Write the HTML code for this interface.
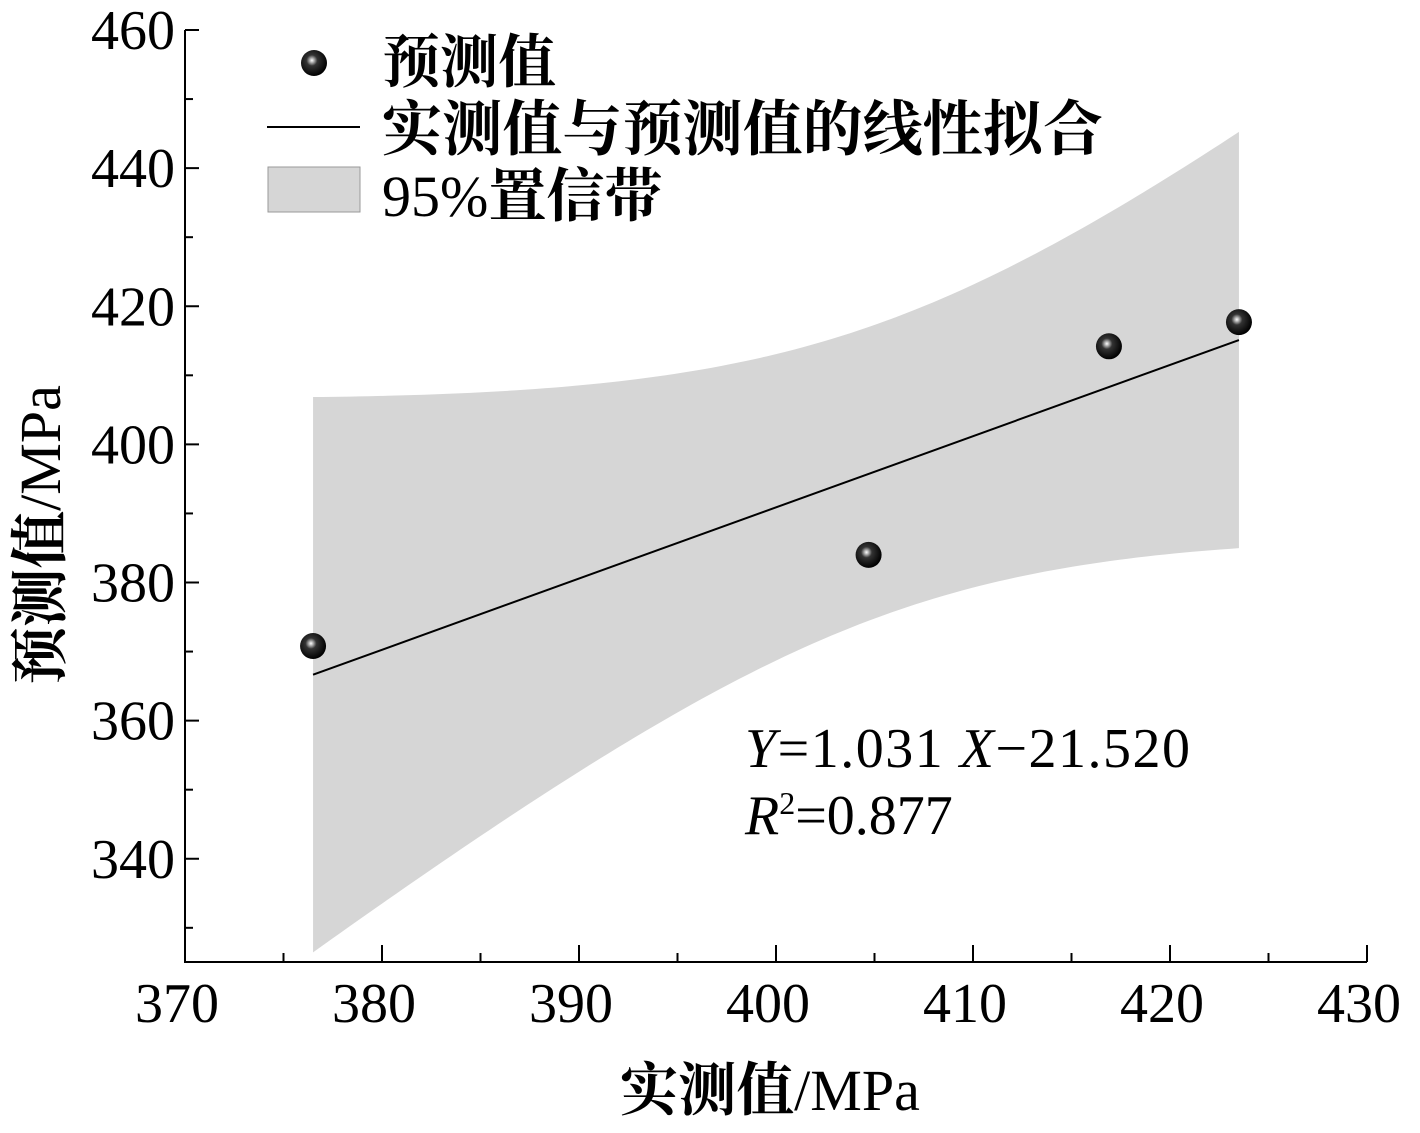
<!DOCTYPE html>
<html><head><meta charset="utf-8"><style>
html,body{margin:0;padding:0;background:#fff;}
svg{display:block;font-family:"Liberation Serif","Noto Serif CJK SC",serif;}
</style></head><body>
<svg id="chart" width="1420" height="1133" viewBox="0 0 1420 1133" xmlns="http://www.w3.org/2000/svg">
<defs>
<radialGradient id="ball" cx="0.42" cy="0.4" r="0.6">
<stop offset="0" stop-color="#fff"/><stop offset="0.12" stop-color="#bbb"/><stop offset="0.35" stop-color="#333"/><stop offset="1" stop-color="#000"/>
</radialGradient>
</defs>
<g id="band"></g>
<g id="fit"></g>
<g id="axes"></g>
<g id="pts"></g>
<g>
<circle cx="314" cy="63" r="13" fill="url(#ball)"/>
<text x="382" y="82" font-size="58" font-weight="bold">预测值</text>
<line x1="267" y1="127" x2="360" y2="127" stroke="#000" stroke-width="2"/>
<text x="382" y="150" font-size="60" font-weight="bold" textLength="721" lengthAdjust="spacingAndGlyphs">实测值与预测值的线性拟合</text>
<rect x="268" y="167" width="92" height="45" fill="#d6d6d6" stroke="#999" stroke-width="1"/>
<text x="382" y="216" font-size="58">95%<tspan font-weight="bold">置信带</tspan></text>
</g>
<text x="745" y="767" font-size="56" textLength="445" lengthAdjust="spacing"><tspan font-style="italic">Y</tspan>=1.031 <tspan font-style="italic">X</tspan>−21.520</text>
<text x="745" y="834" font-size="56"><tspan font-style="italic">R</tspan><tspan font-size="32" dy="-20">2</tspan><tspan dy="20">=0.877</tspan></text>
<text x="770" y="1110" font-size="58" text-anchor="middle" font-weight="bold">实测值<tspan font-weight="normal">/MPa</tspan></text>
<text transform="translate(60,535) rotate(-90)" font-size="58" text-anchor="middle" font-weight="bold">预测值<tspan font-weight="normal">/MPa</tspan></text>
</svg>
<script>
const xTicks=[370,380,390,400,410,420,430];
const yTicks=[340,360,380,400,420,440,460];
const measured=[376.5,404.7,416.9,423.5];
const predicted=[370.8,384.0,414.2,417.7];
const fitSlope=[1.031];
const fitIntercept=[-21.52];
const bandScale=[42.5];
const X0=185,X1=1367,Y0=962,Y1=30;
const xMin=370,xMax=430,yMin=325.05,yMax=460;
const sx=v=>X0+(v-xMin)/(xMax-xMin)*(X1-X0);
const sy=v=>Y0-(v-yMin)/(yMax-yMin)*(Y0-Y1);
const NS='http://www.w3.org/2000/svg';
function mk(tag,attrs,parent){const e=document.createElementNS(NS,tag);for(const k in attrs)e.setAttribute(k,attrs[k]);parent.appendChild(e);return e;}
const axes=document.getElementById('axes');
let e=mk('path',{d:`M${X0},${Y1}V${Y0}H${X1}`,fill:'none',stroke:'#000','stroke-width':2},axes);


for(let v=xMin;v<=xMax;v+=5){const maj=v%10===0;const x=sx(v);
e=mk('line',{x1:x,x2:x,y1:Y0,y2:Y0-(maj?17:9),stroke:'#000','stroke-width':2},axes);

}
xTicks.forEach(v=>{e=mk('text',{x:sx(v)-8,y:Y0+60,'font-size':56,'text-anchor':'middle'},axes);e.textContent=v;

});
for(let v=330;v<=460;v+=10){const maj=v%20===0;const y=sy(v);
e=mk('line',{x1:X0,x2:X0+(maj?14:8),y1:y,y2:y,stroke:'#000','stroke-width':2},axes);

}
yTicks.forEach(v=>{e=mk('text',{x:X0-10,y:sy(v)+19,'font-size':56,'text-anchor':'end'},axes);e.textContent=v;

});
const n=measured.length, xbar=measured.reduce((a,b)=>a+b,0)/n;
const Sxx=measured.reduce((a,b)=>a+(b-xbar)**2,0);
const xa=Math.min(...measured), xb=Math.max(...measured);
const f=x=>fitSlope[0]*x+fitIntercept[0];
const hw=x=>bandScale[0]*Math.sqrt(1/n+(x-xbar)**2/Sxx);
let up=[],lo=[];
for(let i=0;i<=100;i++){const x=xa+(xb-xa)*i/100;up.push(`${sx(x)},${sy(f(x)+hw(x))}`);lo.unshift(`${sx(x)},${sy(f(x)-hw(x))}`);}
e=mk('polygon',{points:up.concat(lo).join(' '),fill:'#d6d6d6'},document.getElementById('band'));


e=mk('line',{x1:sx(xa),y1:sy(f(xa)),x2:sx(xb),y2:sy(f(xb)),stroke:'#000','stroke-width':2},document.getElementById('fit'));


measured.forEach((x,i)=>{e=mk('circle',{cx:sx(x),cy:sy(predicted[i]),r:13,fill:'url(#ball)'},document.getElementById('pts'));

});
</script>
</body></html>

=== Task goal ===
Quote all the lines above exactly as given. Do not include the pictures.

=== Answer to this problem ===
Write the HTML code for this interface.
<!DOCTYPE html>
<html><head><meta charset="utf-8"><style>
html,body{margin:0;padding:0;background:#fff;}
svg{display:block;font-family:"Liberation Serif","Noto Serif CJK SC",serif;}
</style></head><body>
<svg id="chart" width="1420" height="1133" viewBox="0 0 1420 1133" xmlns="http://www.w3.org/2000/svg">
<defs>
<radialGradient id="ball" cx="0.42" cy="0.4" r="0.6">
<stop offset="0" stop-color="#fff"/><stop offset="0.12" stop-color="#bbb"/><stop offset="0.35" stop-color="#333"/><stop offset="1" stop-color="#000"/>
</radialGradient>
</defs>
<g id="band"></g>
<g id="fit"></g>
<g id="axes"></g>
<g id="pts"></g>
<g>
<circle cx="314" cy="63" r="13" fill="url(#ball)"/>
<text x="382" y="82" font-size="58" font-weight="bold">预测值</text>
<line x1="267" y1="127" x2="360" y2="127" stroke="#000" stroke-width="2"/>
<text x="382" y="150" font-size="60" font-weight="bold" textLength="721" lengthAdjust="spacingAndGlyphs">实测值与预测值的线性拟合</text>
<rect x="268" y="167" width="92" height="45" fill="#d6d6d6" stroke="#999" stroke-width="1"/>
<text x="382" y="216" font-size="58">95%<tspan font-weight="bold">置信带</tspan></text>
</g>
<text x="745" y="767" font-size="56" textLength="445" lengthAdjust="spacing"><tspan font-style="italic">Y</tspan>=1.031 <tspan font-style="italic">X</tspan>−21.520</text>
<text x="745" y="834" font-size="56"><tspan font-style="italic">R</tspan><tspan font-size="32" dy="-20">2</tspan><tspan dy="20">=0.877</tspan></text>
<text x="770" y="1110" font-size="58" text-anchor="middle" font-weight="bold">实测值<tspan font-weight="normal">/MPa</tspan></text>
<text transform="translate(60,535) rotate(-90)" font-size="58" text-anchor="middle" font-weight="bold">预测值<tspan font-weight="normal">/MPa</tspan></text>
</svg>
<script>
const xTicks=[370,380,390,400,410,420,430];
const yTicks=[340,360,380,400,420,440,460];
const measured=[376.5,404.7,416.9,423.5];
const predicted=[370.8,384.0,414.2,417.7];
const fitSlope=[1.031];
const fitIntercept=[-21.52];
const bandScale=[42.5];
const X0=185,X1=1367,Y0=962,Y1=30;
const xMin=370,xMax=430,yMin=325.05,yMax=460;
const sx=v=>X0+(v-xMin)/(xMax-xMin)*(X1-X0);
const sy=v=>Y0-(v-yMin)/(yMax-yMin)*(Y0-Y1);
const NS='http://www.w3.org/2000/svg';
function mk(tag,attrs,parent){const e=document.createElementNS(NS,tag);for(const k in attrs)e.setAttribute(k,attrs[k]);parent.appendChild(e);return e;}
const axes=document.getElementById('axes');
let e=mk('path',{d:`M${X0},${Y1}V${Y0}H${X1}`,fill:'none',stroke:'#000','stroke-width':2},axes);


for(let v=xMin;v<=xMax;v+=5){const maj=v%10===0;const x=sx(v);
e=mk('line',{x1:x,x2:x,y1:Y0,y2:Y0-(maj?17:9),stroke:'#000','stroke-width':2},axes);

}
xTicks.forEach(v=>{e=mk('text',{x:sx(v)-8,y:Y0+60,'font-size':56,'text-anchor':'middle'},axes);e.textContent=v;

});
for(let v=330;v<=460;v+=10){const maj=v%20===0;const y=sy(v);
e=mk('line',{x1:X0,x2:X0+(maj?14:8),y1:y,y2:y,stroke:'#000','stroke-width':2},axes);

}
yTicks.forEach(v=>{e=mk('text',{x:X0-10,y:sy(v)+19,'font-size':56,'text-anchor':'end'},axes);e.textContent=v;

});
const n=measured.length, xbar=measured.reduce((a,b)=>a+b,0)/n;
const Sxx=measured.reduce((a,b)=>a+(b-xbar)**2,0);
const xa=Math.min(...measured), xb=Math.max(...measured);
const f=x=>fitSlope[0]*x+fitIntercept[0];
const hw=x=>bandScale[0]*Math.sqrt(1/n+(x-xbar)**2/Sxx);
let up=[],lo=[];
for(let i=0;i<=100;i++){const x=xa+(xb-xa)*i/100;up.push(`${sx(x)},${sy(f(x)+hw(x))}`);lo.unshift(`${sx(x)},${sy(f(x)-hw(x))}`);}
e=mk('polygon',{points:up.concat(lo).join(' '),fill:'#d6d6d6'},document.getElementById('band'));


e=mk('line',{x1:sx(xa),y1:sy(f(xa)),x2:sx(xb),y2:sy(f(xb)),stroke:'#000','stroke-width':2},document.getElementById('fit'));


measured.forEach((x,i)=>{e=mk('circle',{cx:sx(x),cy:sy(predicted[i]),r:13,fill:'url(#ball)'},document.getElementById('pts'));

});
</script>
</body></html>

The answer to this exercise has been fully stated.